Andrew Nikiforuk Today | TheTyee.ca Tyee contributing editor Andrew Nikiforuk is an award-winning journalist whose books and articles focus on epidemics, the energy industry, nature and more.
photo above: Experts told The Tyee disinformation tactics aimed at Canada are well-honed and thrive on social media.
WN: In this worldwide disinformation context (no doubt by all sides), Jesus’ shout-out in John 8 is at once incisively à propos solace and challenge:
“If you continue in My word, you are truly My disciples. 32Then you will know the truth, and the truth will set you free.”
And surely such ultimate freedom is at once
- liberation from a grasping Ego in favour of a True Self (See Philippians 2:1 – 11, especially verse 6), and
- freedom to love.
So David Cayley, in describing Ivan Illich’s understanding of human freedom, writes:
“Free and therefore … fragile” could be said to sum up Illich’s view of freedom. Were it not fragile, it would not be freedom. Freedom stands on a razor’s edge, upheld there by a spirit of trust—that we will be able to bear what arrives without guarantee—and of forgiveness—that we will ultimately put love higher than justice. Its subtlety and delicacy are its vulnerability. And, when it collapses, it collapses into something worse than the situation from which it initially declares its independence. Freedom institutionalized is something quite different from a resumption of the culturally shaped obligations that the Samaritan has transcended. The Gospel brought under the power of the world is not like anything that has existed before. Corruptio optimi pessima [The corruption of the best is the worst.] Cayley devotes an entire chapter (12) to this three-word brilliant, highly disturbing, insight.–Ivan Illich: An Intellectual Journey (Ivan Illich: 21st-Century Perspectives). Penn State University Press, 2021; pp. 357 & 358.
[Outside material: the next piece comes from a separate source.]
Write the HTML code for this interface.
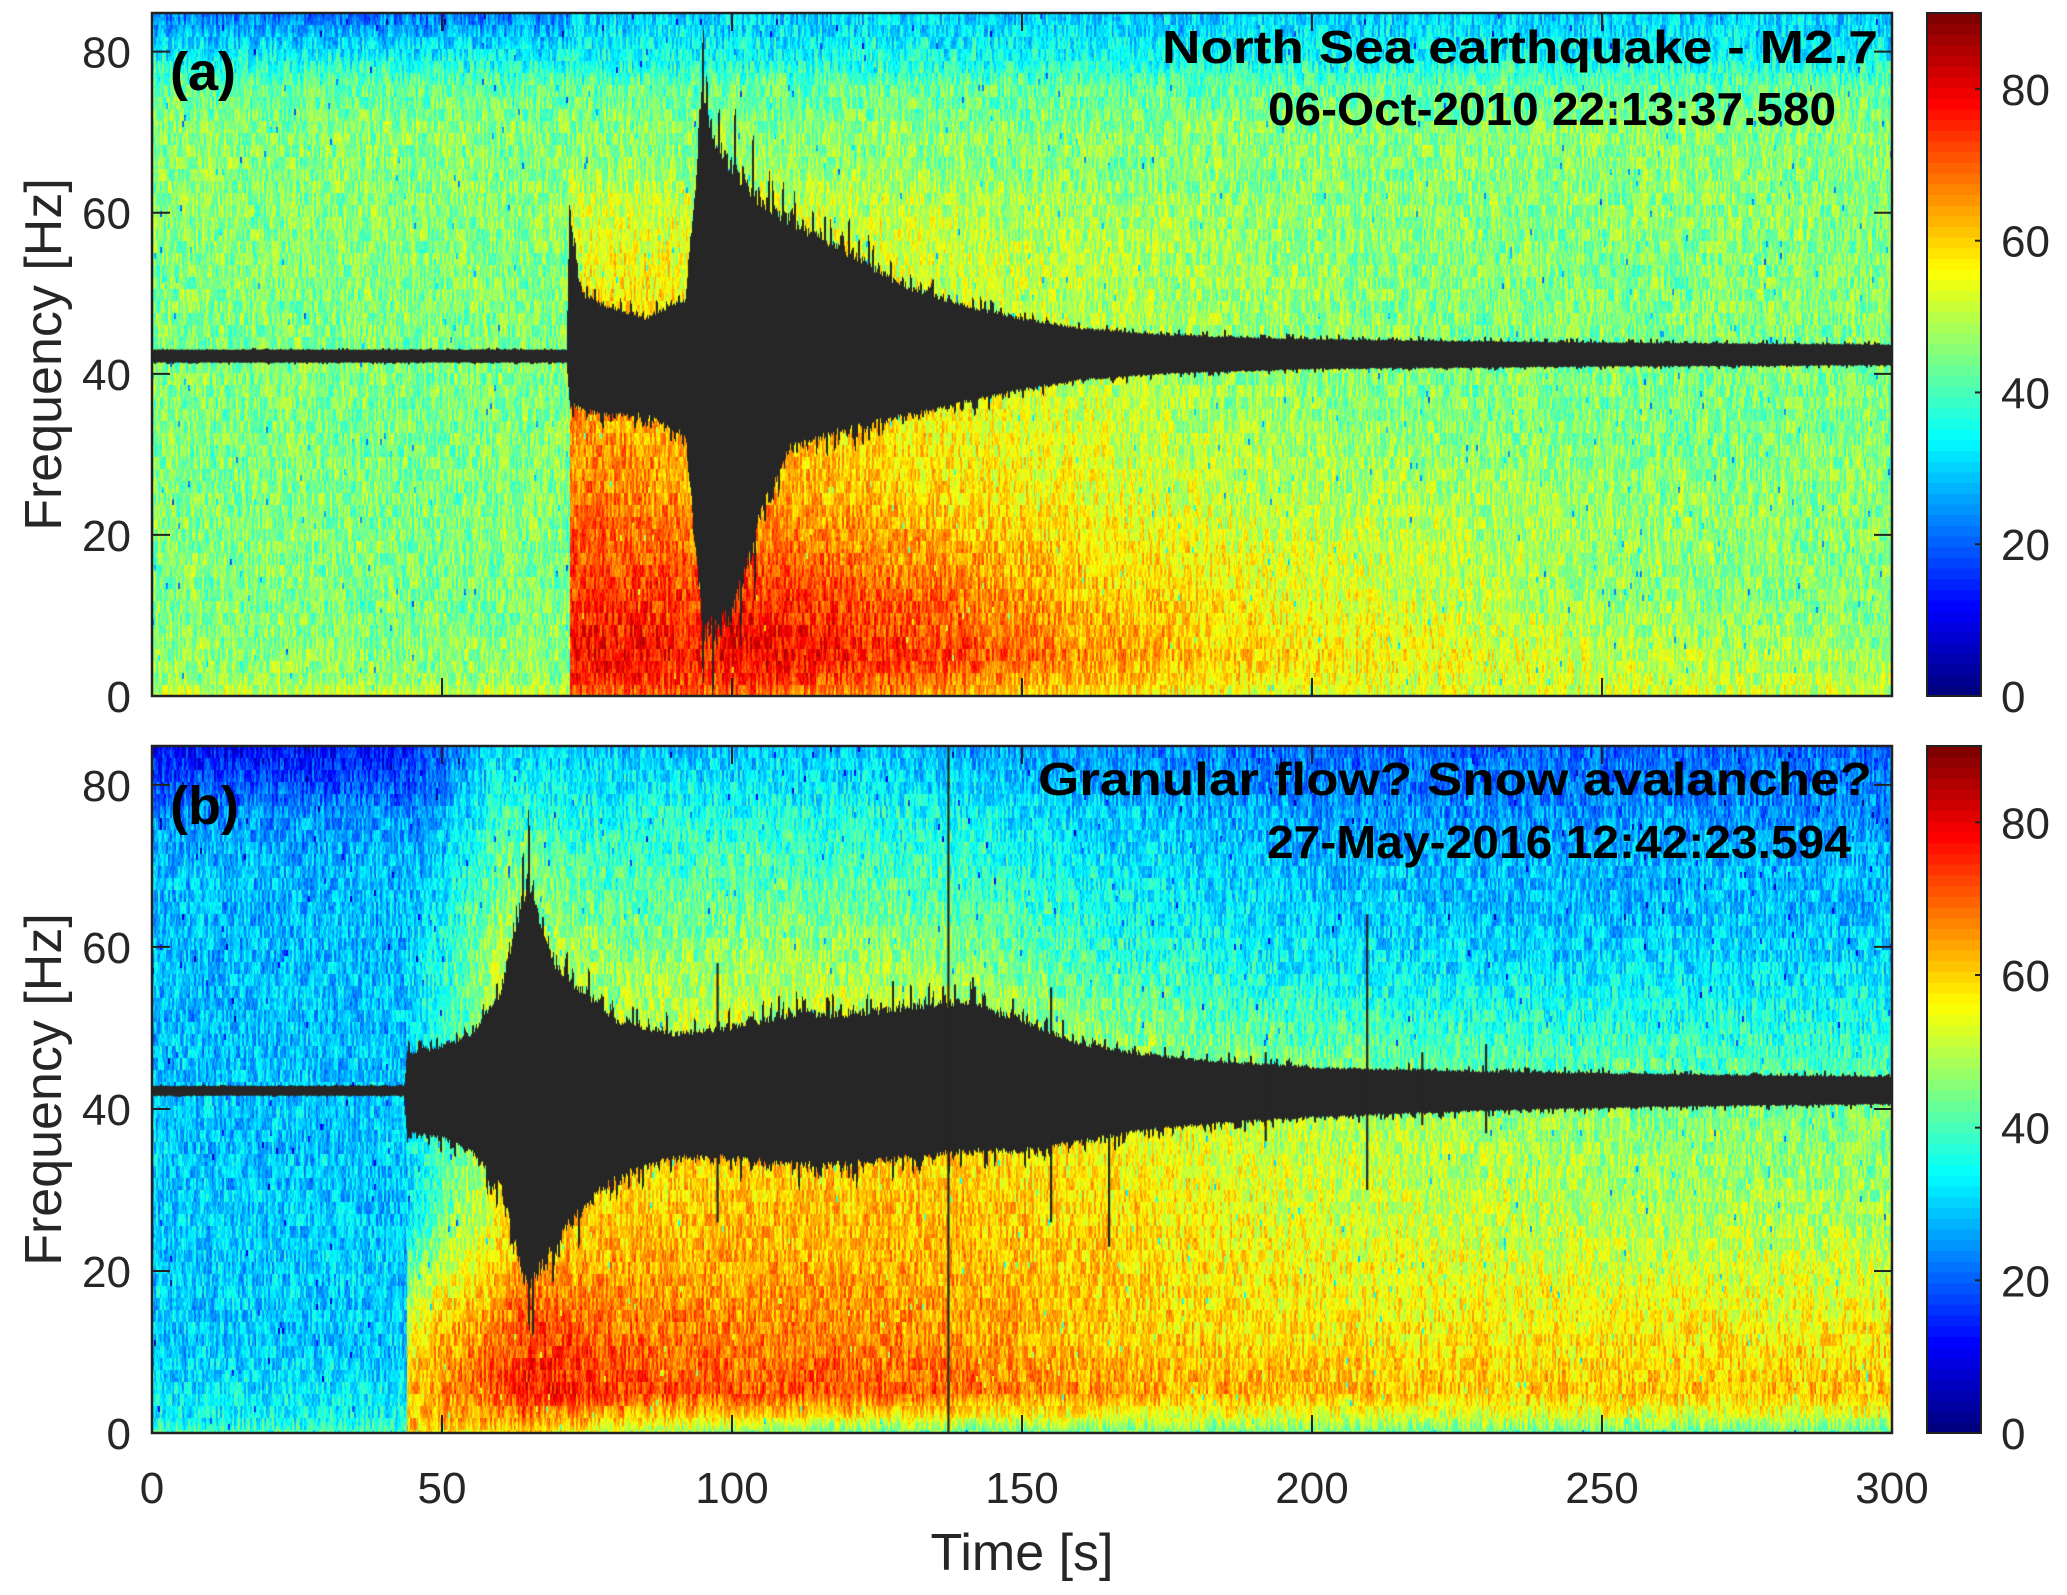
<!DOCTYPE html>
<html><head><meta charset="utf-8">
<style>
html,body{margin:0;padding:0;background:#fff;}
#wrap{position:relative;width:2067px;height:1595px;overflow:hidden;font-family:"Liberation Sans",Arial,sans-serif;}
canvas{position:absolute;}
svg{position:absolute;left:0;top:0;}
</style></head>
<body>
<div id="wrap">
<canvas id="cA" width="1740" height="683" style="left:152px;top:13px"></canvas>
<canvas id="cB" width="1740" height="687" style="left:152px;top:746px"></canvas>
<svg id="ov" width="2067" height="1595"></svg>
</div>
<script>
// ---------- data ----------
const xTicks = [0, 50, 100, 150, 200, 250, 300];
const yTicks = [0, 20, 40, 60, 80];
const cTicks = [0, 20, 40, 60, 80];

// background level vs frequency
const bgFreq = [0, 2, 10, 40, 70, 76, 80, 84.8];
const bgLevelA = [52, 47, 45, 45, 46, 42, 33, 22];
const bgLevelB = [40, 34, 30, 29, 28, 25, 19, 12];

// panel a event levels
const evTimeA = [72, 80, 90, 95, 100, 110, 120, 140, 160, 180, 200, 230, 260, 300];
const botA  = [70, 70, 70, 68, 70, 68, 66, 62, 58, 55, 53, 52, 52, 52];
const lowA  = [78, 78, 77, 76, 80, 78, 76, 72, 66, 62, 58, 54, 50, 48];
const midA  = [68, 67, 66, 60, 62, 63, 62, 58, 55, 52, 50, 48, 47, 46];
const highA = [52, 52, 52, 52, 52, 52, 52, 50, 49, 48, 47, 46, 46, 46];
const topA  = [30, 30, 30, 30, 30, 30, 30, 30, 30, 30, 30, 30, 30, 30];

// panel b event levels
const evTimeB = [44, 50, 60, 65, 70, 80, 100, 120, 140, 160, 180, 200, 230, 260, 300];
const botB  = [60, 58, 58, 60, 56, 50, 46, 44, 43, 43, 43, 43, 43, 43, 43];
const lowB  = [60, 66, 72, 77, 76, 73, 71, 71, 69, 65, 63, 62, 61, 61, 61];
const midB  = [34, 44, 56, 60, 60, 61, 62, 62, 62, 60, 57, 54, 52, 50, 49];
const highB = [30, 36, 50, 51, 49, 45, 47, 47, 45, 39, 35, 32, 30, 30, 30];
const topB  = [16, 20, 30, 30, 29, 29, 29, 29, 27, 24, 23, 21, 21, 21, 21];

// waveform envelopes (in Hz units on the plot)
const trTimeA = [0, 71.5, 72, 74, 78, 85, 92, 95, 97, 100, 105, 110, 120, 130, 140, 150, 160, 175, 200, 250, 300];
const trTopA  = [43.2, 43.2, 64, 52, 50, 48, 51, 82, 76, 71, 66, 63, 58, 53, 50, 48, 46.5, 45.5, 44.8, 44.3, 44];
const trBotA  = [41.2, 41.2, 35, 34, 33, 33, 30, 0, 0, 2, 18, 28, 31, 33, 35, 37, 38.5, 39.5, 40.2, 40.6, 40.8];

const trTimeB = [0, 43.5, 44, 50, 55, 60, 63, 65, 67, 70, 75, 80, 90, 100, 110, 120, 130, 140, 150, 160, 170, 180, 200, 230, 260, 300];
const trTopB  = [43, 43, 48, 49, 51, 57, 69, 75, 67, 61, 57, 53, 51, 52, 54, 54, 55, 56, 53, 49.5, 48, 47, 45.8, 45.2, 44.8, 44.4];
const trBotB  = [41.5, 41.5, 36, 35, 33, 28, 18, 11, 15, 20, 25, 29, 32, 32, 31, 31, 32, 33, 33, 34.5, 36, 37, 38.2, 39.2, 39.8, 40.2];
const spikeT   = [97.5, 137.3, 155, 165, 192, 209.5, 219, 230];
const spikeTop = [58, 84.8, 55, 47, 47, 64, 47, 48];
const spikeBot = [26, 0, 26, 23, 36, 30, 38, 37];

// ---------- helpers ----------
const TMAX = 300, FMAX = 84.8, CMAX = 90, FC = 42.2;
function interp(xs, ys, x){
  if (x <= xs[0]) return ys[0];
  for (let i = 1; i < xs.length; i++) if (x <= xs[i]) { const u = (x - xs[i-1]) / (xs[i] - xs[i-1]); return ys[i-1] + u * (ys[i] - ys[i-1]); }
  return ys[ys.length-1];
}
function jet(v){
  let x = Math.max(0, Math.min(1, v / CMAX)); x = Math.floor(x * 63.999) / 63;
  const c = a => Math.round(255 * Math.max(0, Math.min(1, a)));
  return [c(1.5 - Math.abs(4*x - 3)), c(1.5 - Math.abs(4*x - 2)), c(1.5 - Math.abs(4*x - 1))];
}
function hash(a, b, s){ let h = (a * 374761393 + b * 668265263 + s * 982451653) | 0; h = Math.imul(h ^ (h >>> 13), 1274126177); h ^= h >>> 16; return (h >>> 0) / 4294967296; }
function eventLevel(t, f, times, bot, low, mid, high, top){
  if (t < times[0]) return -1;
  const B = interp(times, bot, t), L = interp(times, low, t), M = interp(times, mid, t), H = interp(times, high, t), T = interp(times, top, t);
  const fs = [0, 2, 5, 12, 25, 38, 60, 74, 84.8];
  const vs = [B, (B + L) / 2, L, L - 4, M, M - 4, H, (H + T) / 2, T];
  return interp(fs, vs, f);
}
function drawPanel(id, bgLevel, evTimes, bot, low, mid, high, top, trT, trTop, trBot, spikes, seed){
  const cv = document.getElementById(id), ctx = cv.getContext('2d');
  const W = cv.width, H = cv.height;
  const img = ctx.createImageData(W, H);
  for (let x = 0; x < W; x++){
    const t = (x + 0.5) / W * TMAX;
    for (let y = 0; y < H; y++){
      const f = (H - y - 0.5) / H * FMAX;
      let v = interp(bgFreq, bgLevel, f);
      const e = eventLevel(t, f, evTimes, bot, low, mid, high, top);
      if (e > v) v = e;
      v += (hash(x >> 1, Math.floor(y / 12), seed) - 0.5) * 14 + (hash(x, y >> 2, seed + 7) - 0.5) * 8;
      if (hash(x >> 1, Math.floor(y / 6), seed + 3) < 0.006) v -= 18;
      const c = jet(v), k = (y * W + x) * 4;
      img.data[k] = c[0]; img.data[k+1] = c[1]; img.data[k+2] = c[2]; img.data[k+3] = 255;
    }
  }
  ctx.putImageData(img, 0, 0);
  // waveform
  const fy = f => Math.max(0, Math.min(H, H - f / FMAX * H));
  ctx.fillStyle = '#262626';
  for (let x = 0; x < W; x++){
    const t = (x + 0.5) / W * TMAX;
    const tp = interp(trT, trTop, t), bt = interp(trT, trBot, t);
    const r1 = 0.84 + 0.26 * Math.pow(hash(x >> 1, 1, seed + 11), 5) - 0.08 * hash(x, 5, seed);
    const r2 = 0.84 + 0.26 * Math.pow(hash(x >> 1, 2, seed + 13), 5) - 0.08 * hash(x, 6, seed);
    const yTop = fy(FC + (tp - FC) * r1), yBot = fy(FC - (FC - bt) * r2);
    ctx.fillRect(x, yTop, 1, yBot - yTop);
  }
  if (spikes){
    for (let i = 0; i < spikes.t.length; i++){
      const x = spikes.t[i] / TMAX * W;
      ctx.fillRect(x - 1, fy(spikes.top[i]), 2.2, fy(spikes.bot[i]) - fy(spikes.top[i]));
    }
  }
}
drawPanel('cA', bgLevelA, evTimeA, botA, lowA, midA, highA, topA, trTimeA, trTopA, trBotA, null, 1);
drawPanel('cB', bgLevelB, evTimeB, botB, lowB, midB, highB, topB, trTimeB, trTopB, trBotB, {t: spikeT, top: spikeTop, bot: spikeBot}, 2);

// ---------- axes overlay ----------
const NS = 'http://www.w3.org/2000/svg';
const ov = document.getElementById('ov');
function el(tag, attrs, parent){ const e = document.createElementNS(NS, tag); for (const k in attrs) e.setAttribute(k, attrs[k]); (parent || ov).appendChild(e); return e; }
const L = 152, R = 1892, CBL = 1927, CBR = 1981;
const panels = [{top: 13, bot: 696, name: 'a'}, {top: 746, bot: 1433, name: 'b'}];
panels.forEach((p, pi) => {
  const g = el('g', {});
  
  
  const yS = f => p.bot - f / FMAX * (p.bot - p.top);
  const xS = t => L + t / TMAX * (R - L);
  yTicks.forEach(v => {
    const y = yS(v);
    el('line', {x1: L, y1: y, x2: L + 18, y2: y, stroke: '#222', 'stroke-width': 2}, g);
    el('line', {x1: R, y1: y, x2: R - 18, y2: y, stroke: '#222', 'stroke-width': 2}, g);
    const tx = el('text', {x: 131, y: y + 16, 'text-anchor': 'end', 'font-size': 44, fill: '#262626'}, g);
    
    
    tx.textContent = v;
  });
  xTicks.forEach(v => {
    const x = xS(v);
    el('line', {x1: x, y1: p.bot, x2: x, y2: p.bot - 18, stroke: '#222', 'stroke-width': 2}, g);
    el('line', {x1: x, y1: p.top, x2: x, y2: p.top + 18, stroke: '#222', 'stroke-width': 2}, g);
    if (pi === 1){
      const tx = el('text', {x: x, y: 1503, 'text-anchor': 'middle', 'font-size': 44, fill: '#262626'}, g);
      
      
      tx.textContent = v;
    }
  });
  el('rect', {x: L, y: p.top, width: R - L, height: p.bot - p.top, fill: 'none', stroke: '#222', 'stroke-width': 2.5}, g);
  // colorbar
  const cb = el('g', {});
  
  
  const ch = (p.bot - p.top) / 64;
  for (let i = 0; i < 64; i++){
    const c = jet((i + 0.5) / 64 * CMAX);
    el('rect', {x: CBL, y: p.bot - (i + 1) * ch, width: CBR - CBL, height: ch + 0.6, fill: 'rgb(' + c.join(',') + ')'}, cb);
  }
  el('rect', {x: CBL, y: p.top, width: CBR - CBL, height: p.bot - p.top, fill: 'none', stroke: '#222', 'stroke-width': 2}, cb);
  cTicks.forEach(v => {
    const y = p.bot - v / CMAX * (p.bot - p.top);
    el('line', {x1: CBR, y1: y, x2: CBR - 6, y2: y, stroke: '#222', 'stroke-width': 2}, cb);
    const tx = el('text', {x: 2001, y: y + 16, 'font-size': 44, fill: '#262626'}, cb);
    
    
    tx.textContent = v;
  });
  // y label
  const yl = el('text', {x: 0, y: 0, 'font-size': 52, fill: '#262626', 'text-anchor': 'middle', transform: 'translate(61,' + ((p.top + p.bot) / 2) + ') rotate(-90)'}, g);
  
  
  yl.textContent = 'Frequency [Hz]';
});
function txt(s, attrs, name){
  const t = el('text', Object.assign({'font-weight': 'bold', fill: '#000', 'font-size': 46}, attrs));
  
  
  t.textContent = s; return t;
}
txt('(a)', {x: 170, y: 90, 'font-size': 54}, 'panel-a-label');
txt('North Sea earthquake - M2.7', {x: 1162, y: 63, textLength: 716, lengthAdjust: 'spacingAndGlyphs'}, 'panel-a-title');
txt('06-Oct-2010 22:13:37.580', {x: 1268, y: 125, textLength: 568, lengthAdjust: 'spacingAndGlyphs'}, 'panel-a-date');
txt('(b)', {x: 170, y: 824, 'font-size': 54}, 'panel-b-label');
txt('Granular flow? Snow avalanche?', {x: 1038, y: 795, textLength: 834, lengthAdjust: 'spacingAndGlyphs'}, 'panel-b-title');
txt('27-May-2016 12:42:23.594', {x: 1267, y: 858, textLength: 584, lengthAdjust: 'spacingAndGlyphs'}, 'panel-b-date');
const xl = el('text', {x: 1022, y: 1570, 'font-size': 52, fill: '#262626', 'text-anchor': 'middle'});


xl.textContent = 'Time [s]';
</script>
</body></html>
In our recent Canadian experience of Ottawa (the nation’s capital) and border crossings being awash in a sea of voices crying “Freedom!,” I listened/watched in vain for these two notions of freedom surfacing. I may have missed them . . .
Whatever else: it is “ominous” as in the title, because there is such an enormous, angry, cultural divide in Canada. Lord, in your mercy . . .
excerpts:
Most Canadians probably think that the right-wing U.S. Fox News network has dominated global coverage of Canada’s so-called “Freedom Convoy.”
But they’d be wrong.
Russia Today, or RT, a state-owned agency set up by President Vladimir Putin in 2005 with an annual budget of $400 million, has offered nearly twice as many articles: some 1,200 stories.
RT’s editor-in-chief has alternately described the agency as an unofficial “soft power” branch of the Russian Defence Ministry and as an “info weapon.”
U.S. historian Timothy Snyder has written that RT “wished to convey that all media lied, but that only RT was honest by not pretending to be truthful.”